How do you call real numbers that are not part of any solution of finite set of any type of equations that consists...

>Oh sorry i thought your image said R -Q = {?} and didn't bother to read your question thoroughly.
OP here: pic is not related

solution for thist is transcendental, so youre wrong

Transcendental numbers and the roots of Polynomials with Integer coefficients.

Or the empty set if you ask Wildberger, lol

You're getting on shaky territory. You can't define
a 'definable number'
>en.wikipedia.org/wiki/Tarski's_undefinability_theorem
Anyway, look up descriptive set theory if you're interested in that kind of stuff.

>Transcendental numbers and the roots of Polynomials with Integer coefficients.
find me and equasion that solution is 1.01100111000111100001111100000111111...

Non computable numbers.

OP here:
Transcendental? NO. Proof: 2^2^(1/2)

That solution is a real therefore there is an integer coefficient equation that has it has a root.
QED

>Non computable numbers
thanks user
>en.wikipedia.org/wiki/Chaitin's_constant

but, is there a number that cannot be defined as non computable nor computable number and its real?

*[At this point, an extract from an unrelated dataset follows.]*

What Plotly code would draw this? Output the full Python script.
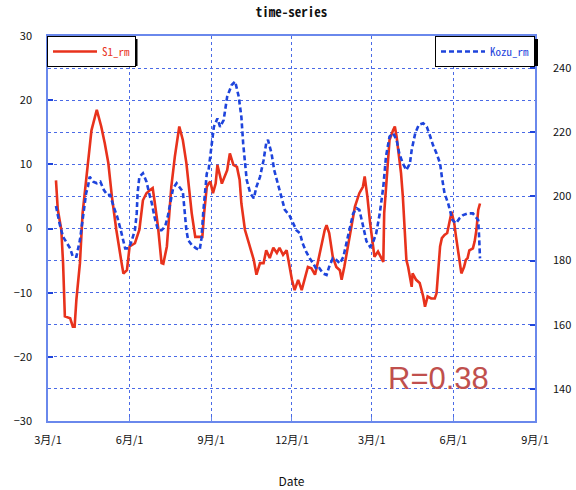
import plotly.graph_objects as go

# ---------------- data ----------------
s1_dates = [
    "2014-03-10", "2014-03-12", "2014-03-16", "2014-03-18", "2014-03-20", "2014-03-26", "2014-03-29", "2014-03-31",
    "2014-04-02", "2014-04-06", "2014-04-09", "2014-04-11", "2014-04-15", "2014-04-19", "2014-04-25", "2014-04-30",
    "2014-05-04", "2014-05-08", "2014-05-12", "2014-05-17", "2014-05-23", "2014-05-25", "2014-05-29", "2014-06-01",
    "2014-06-07", "2014-06-12", "2014-06-16", "2014-06-20", "2014-06-24", "2014-06-27", "2014-06-29", "2014-07-03",
    "2014-07-07", "2014-07-09", "2014-07-13", "2014-07-16", "2014-07-18", "2014-07-22", "2014-07-27", "2014-07-31",
    "2014-08-04", "2014-08-08", "2014-08-10", "2014-08-14", "2014-08-22", "2014-08-24", "2014-08-27", "2014-08-29",
    "2014-08-31", "2014-09-03", "2014-09-06", "2014-09-08", "2014-09-13", "2014-09-19", "2014-09-22", "2014-09-26",
    "2014-09-30", "2014-10-03", "2014-10-05", "2014-10-09", "2014-10-15", "2014-10-19", "2014-10-22", "2014-10-26",
    "2014-10-30", "2014-11-02", "2014-11-06", "2014-11-10", "2014-11-14", "2014-11-17", "2014-11-21", "2014-11-25",
    "2014-11-27", "2014-12-01", "2014-12-04", "2014-12-08", "2014-12-12", "2014-12-15", "2014-12-19", "2014-12-23",
    "2014-12-27", "2014-12-30", "2015-01-03", "2015-01-07", "2015-01-09", "2015-01-12", "2015-01-16", "2015-01-20",
    "2015-01-24", "2015-01-26", "2015-01-29", "2015-02-02", "2015-02-06", "2015-02-10", "2015-02-15", "2015-02-19",
    "2015-02-21", "2015-02-24", "2015-02-27", "2015-03-01", "2015-03-04", "2015-03-08", "2015-03-12", "2015-03-14",
    "2015-03-15", "2015-03-17", "2015-03-21", "2015-03-25", "2015-03-27", "2015-03-29", "2015-04-01", "2015-04-03",
    "2015-04-05", "2015-04-07", "2015-04-09", "2015-04-11", "2015-04-15", "2015-04-16", "2015-04-20", "2015-04-24",
    "2015-04-28", "2015-04-30", "2015-05-03", "2015-05-07", "2015-05-11", "2015-05-13", "2015-05-15", "2015-05-17",
    "2015-05-19", "2015-05-22", "2015-05-25", "2015-05-27", "2015-05-30", "2015-05-31", "2015-06-02", "2015-06-04",
    "2015-06-06", "2015-06-08", "2015-06-10", "2015-06-13", "2015-06-15", "2015-06-17", "2015-06-19", "2015-06-23",
    "2015-06-25", "2015-06-27", "2015-06-28", "2015-06-29", "2015-07-01",
]
s1_values = [
    7.5, 3.0, -0.2, -5.4, -13.7, -14.0, -15.3, -15.3,
    -11.1, -5.4, 2.4, 5.0, 10.2, 15.3, 18.5, 15.9,
    13.3, 10.2, 5.0, -0.2, -5.4, -7.0, -6.5, -2.8,
    -2.3, -0.2, 4.4, 5.5, 6.0, 6.3, 4.4, 0.3,
    -5.4, -5.5, -2.8, 2.4, 6.5, 11.2, 15.9, 13.8,
    10.2, 5.0, 2.4, -1.3, -1.3, 2.4, 6.5, 7.0,
    7.3, 5.5, 7.0, 9.9, 7.0, 9.1, 11.7, 9.9,
    9.6, 7.6, 3.9, -0.2, -2.8, -4.9, -7.2, -5.4,
    -5.4, -3.4, -4.6, -3.0, -3.8, -3.0, -4.1, -3.4,
    -4.9, -8.0, -9.6, -8.0, -9.6, -8.0, -6.0, -6.2,
    -7.2, -5.4, -2.8, -0.2, 0.5, -0.7, -4.4, -6.0,
    -6.5, -8.0, -6.0, -2.8, -0.2, 3.4, 5.5, 6.5,
    8.1, 5.0, 1.0, -1.5, -4.4, -3.6, -4.6, -5.2,
    2.4, 6.0, 13.8, 15.3, 15.9, 14.3, 11.2, 8.6,
    5.0, -0.2, -4.9, -6.0, -9.1, -7.0, -8.0, -8.5,
    -10.6, -12.2, -10.6, -10.9, -10.9, -10.1, -7.0, -2.8,
    -1.5, -1.0, -0.7, 0.8, 2.6, 2.0, 0.8, -1.3,
    -3.4, -4.9, -7.0, -6.0, -4.9, -4.6, -3.4, -3.1,
    -2.0, -0.2, 1.3, 2.9, 3.9,
]

kozu_dates = [
    "2014-03-10", "2014-03-14", "2014-03-18", "2014-03-22", "2014-03-26", "2014-03-29", "2014-04-02", "2014-04-06",
    "2014-04-08", "2014-04-10", "2014-04-13", "2014-04-15", "2014-04-17", "2014-04-21", "2014-04-25", "2014-04-29",
    "2014-05-03", "2014-05-07", "2014-05-10", "2014-05-14", "2014-05-18", "2014-05-22", "2014-05-25", "2014-05-27",
    "2014-05-31", "2014-06-03", "2014-06-07", "2014-06-09", "2014-06-10", "2014-06-12", "2014-06-16", "2014-06-20",
    "2014-06-24", "2014-06-26", "2014-06-29", "2014-07-03", "2014-07-07", "2014-07-11", "2014-07-14", "2014-07-18",
    "2014-07-20", "2014-07-24", "2014-07-27", "2014-07-31", "2014-08-04", "2014-08-06", "2014-08-10", "2014-08-15",
    "2014-08-19", "2014-08-21", "2014-08-23", "2014-08-25", "2014-08-27", "2014-08-29", "2014-08-31", "2014-09-02",
    "2014-09-04", "2014-09-08", "2014-09-11", "2014-09-15", "2014-09-19", "2014-09-24", "2014-09-28", "2014-10-02",
    "2014-10-05", "2014-10-07", "2014-10-11", "2014-10-15", "2014-10-19", "2014-10-22", "2014-10-26", "2014-10-30",
    "2014-11-02", "2014-11-04", "2014-11-08", "2014-11-11", "2014-11-15", "2014-11-19", "2014-11-23", "2014-11-28",
    "2014-12-02", "2014-12-06", "2014-12-10", "2014-12-13", "2014-12-17", "2014-12-21", "2014-12-25", "2014-12-29",
    "2015-01-01", "2015-01-05", "2015-01-09", "2015-01-12", "2015-01-16", "2015-01-20", "2015-01-24", "2015-01-28",
    "2015-01-31", "2015-02-04", "2015-02-08", "2015-02-12", "2015-02-15", "2015-02-19", "2015-02-23", "2015-02-27",
    "2015-03-02", "2015-03-06", "2015-03-10", "2015-03-14", "2015-03-17", "2015-03-21", "2015-03-25", "2015-03-29",
    "2015-04-01", "2015-04-05", "2015-04-09", "2015-04-13", "2015-04-15", "2015-04-19", "2015-04-23", "2015-04-28",
    "2015-05-02", "2015-05-06", "2015-05-09", "2015-05-13", "2015-05-17", "2015-05-19", "2015-05-22", "2015-05-26",
    "2015-05-28", "2015-05-31", "2015-06-04", "2015-06-08", "2015-06-12", "2015-06-17", "2015-06-23", "2015-06-26",
    "2015-06-29", "2015-06-30", "2015-07-01",
]
kozu_values = [
    197.0, 191.6, 187.4, 185.4, 183.8, 181.2, 181.2, 186.4,
    190.6, 195.8, 201.0, 203.0, 206.1, 204.6, 204.1, 204.6,
    202.0, 200.4, 200.5, 196.8, 193.7, 189.5, 186.4, 183.8,
    183.8, 185.9, 189.5, 194.7, 201.0, 206.1, 207.2, 204.6,
    199.9, 197.9, 193.7, 189.5, 189.5, 190.6, 193.7, 198.9,
    202.5, 204.1, 203.0, 201.5, 189.5, 186.4, 184.9, 183.8,
    183.3, 186.9, 195.0, 201.0, 207.2, 208.2, 212.4, 217.6,
    221.7, 224.3, 221.7, 223.8, 231.1, 234.7, 235.8, 231.1,
    224.8, 216.6, 205.1, 201.0, 199.4, 203.0, 206.1, 211.3,
    216.6, 217.6, 213.4, 208.2, 204.1, 199.9, 195.8, 194.2,
    191.6, 189.5, 188.5, 185.4, 182.8, 180.7, 179.1, 177.1,
    177.6, 176.0, 175.5, 178.1, 180.7, 180.2, 179.1, 181.2,
    184.9, 189.5, 194.7, 196.3, 195.8, 191.0, 186.0, 184.3,
    185.4, 188.5, 194.7, 203.0, 212.4, 218.6, 219.7, 217.6,
    213.4, 210.3, 208.2, 210.3, 214.5, 219.7, 222.3, 222.8,
    221.7, 218.6, 216.0, 213.4, 210.3, 206.1, 201.0, 197.9,
    195.5, 192.6, 191.6, 193.2, 194.2, 194.7, 194.7, 193.7,
    192.6, 187.4, 180.7,
]

x_tick_vals = ["2014-03-01", "2014-06-01", "2014-09-01", "2014-12-01", "2015-03-01", "2015-06-01", "2015-09-01"]
x_tick_text = ["3月/1", "6月/1", "9月/1", "12月/1", "3月/1", "6月/1", "9月/1"]
y_left_ticks = [-30, -20, -10, 0, 10, 20, 30]
y_right_ticks = [140, 160, 180, 200, 220, 240]
r_text = "R=0.38"

# ---------------- style ----------------
RED = "#e8321c"
BLUE = "#1e44dc"
GRID = "#4a6ae6"
AXIS = "#6a88ec"
TICKFONT = dict(family="Noto Sans CJK JP, DejaVu Sans", size=11, color="#111111")
MONO = "Noto Sans Mono CJK JP, DejaVu Sans Mono, monospace"

W, H = 576, 490
L, R, T, B = 48, 41, 36, 69
PW, PH = W - L - R, H - T - B


def px_x(p):
    return (p - L) / PW


def px_y(p):
    return (H - B - p) / PH


fig = go.Figure()
fig.add_trace(go.Scatter(
    x=s1_dates, y=s1_values, name="S1_rm", mode="lines",
    line=dict(color=RED, width=2.6), yaxis="y", legend="legend",
))
fig.add_trace(go.Scatter(
    x=kozu_dates, y=kozu_values, name="Kozu_rm", mode="lines",
    line=dict(color=BLUE, width=2.6, dash="5px,3px"), yaxis="y2", legend="legend2",
))

fig.update_layout(
    width=W, height=H,
    margin=dict(l=L, r=R, t=T, b=B, autoexpand=False),
    paper_bgcolor="white", plot_bgcolor="white",
    title=dict(text="<b>time-series</b>", x=(L + PW / 2) / W, xanchor="center",
               y=1 - 12 / H, yanchor="middle",
               font=dict(family=MONO, size=13, color="#111111")),
    xaxis=dict(
        range=["2014-03-01", "2015-09-01"], type="date",
        tickvals=x_tick_vals, ticktext=x_tick_text,
        showgrid=True, gridcolor=GRID, griddash="dot", gridwidth=1,
        showline=True, linecolor=AXIS, linewidth=1.5, mirror=True,
        ticks="inside", ticklen=4, tickcolor=AXIS,
        tickfont=TICKFONT, ticklabelstandoff=8,
        title=dict(text="Date", font=dict(family="Noto Sans CJK JP, DejaVu Sans", size=12, color="#111111"), standoff=32),
        zeroline=False,
    ),
    yaxis=dict(
        range=[-30, 30], tickvals=y_left_ticks,
        showgrid=True, gridcolor=GRID, griddash="dot", gridwidth=1,
        minor=dict(dtick=5, tick0=0, showgrid=True, gridcolor=GRID, griddash="dot", gridwidth=1, ticks=""),
        showline=True, linecolor=AXIS, linewidth=1.5,
        ticks="inside", ticklen=5, tickcolor=BLUE, tickwidth=1.5,
        tickfont=TICKFONT, ticklabelstandoff=12, zeroline=False,
    ),
    yaxis2=dict(
        range=[130, 250], tickvals=y_right_ticks, overlaying="y", side="right",
        showgrid=False, showline=True, linecolor=AXIS, linewidth=1.5,
        ticks="inside", ticklen=5, tickcolor=BLUE, tickwidth=1.5,
        tickfont=TICKFONT, ticklabelstandoff=14, zeroline=False,
    ),
    legend=dict(
        x=px_x(47), y=1.0, xanchor="left", yanchor="top",
        bgcolor="white", bordercolor="#000000", borderwidth=1,
        font=dict(family=MONO, size=11, color=RED),
        itemwidth=44, tracegroupgap=0,
    ),
    legend2=dict(
        x=1.0, y=1.0, xanchor="right", yanchor="top",
        bgcolor="white", bordercolor="#000000", borderwidth=1,
        font=dict(family=MONO, size=11, color=BLUE),
        itemwidth=44, tracegroupgap=0,
    ),
    showlegend=True,
    annotations=[dict(
        text=r_text, xref="paper", yref="paper", x=px_x(386), y=px_y(378),
        xanchor="left", yanchor="middle", showarrow=False,
        font=dict(family="Liberation Sans, Arial", size=31, color="#c0504d"),
    )],
    shapes=[
        dict(type="rect", xref="paper", yref="paper", layer="above",
             x0=px_x(50), x1=px_x(137.5), y0=px_y(66), y1=px_y(39),
             fillcolor="black", line=dict(width=0)),
        dict(type="rect", xref="paper", yref="paper", layer="above",
             x0=px_x(438), x1=px_x(538), y0=px_y(66), y1=px_y(39),
             fillcolor="black", line=dict(width=0)),
    ],
)

fig.write_html("out.html", config={"displayModeBar": False},
               post_script="document.body.style.margin='0';")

What you're talking about is somewhere between transcendental and nondefinable. It depends on what kind of equations you use.

are you really asking if there is something that is neither X nor not X?

>equations that consists only rational numbers
you have e in your equation

You usually use some formal representation of algorithms. church's thesis asserts they are all equivalent

u can replace it by 3 and we're good.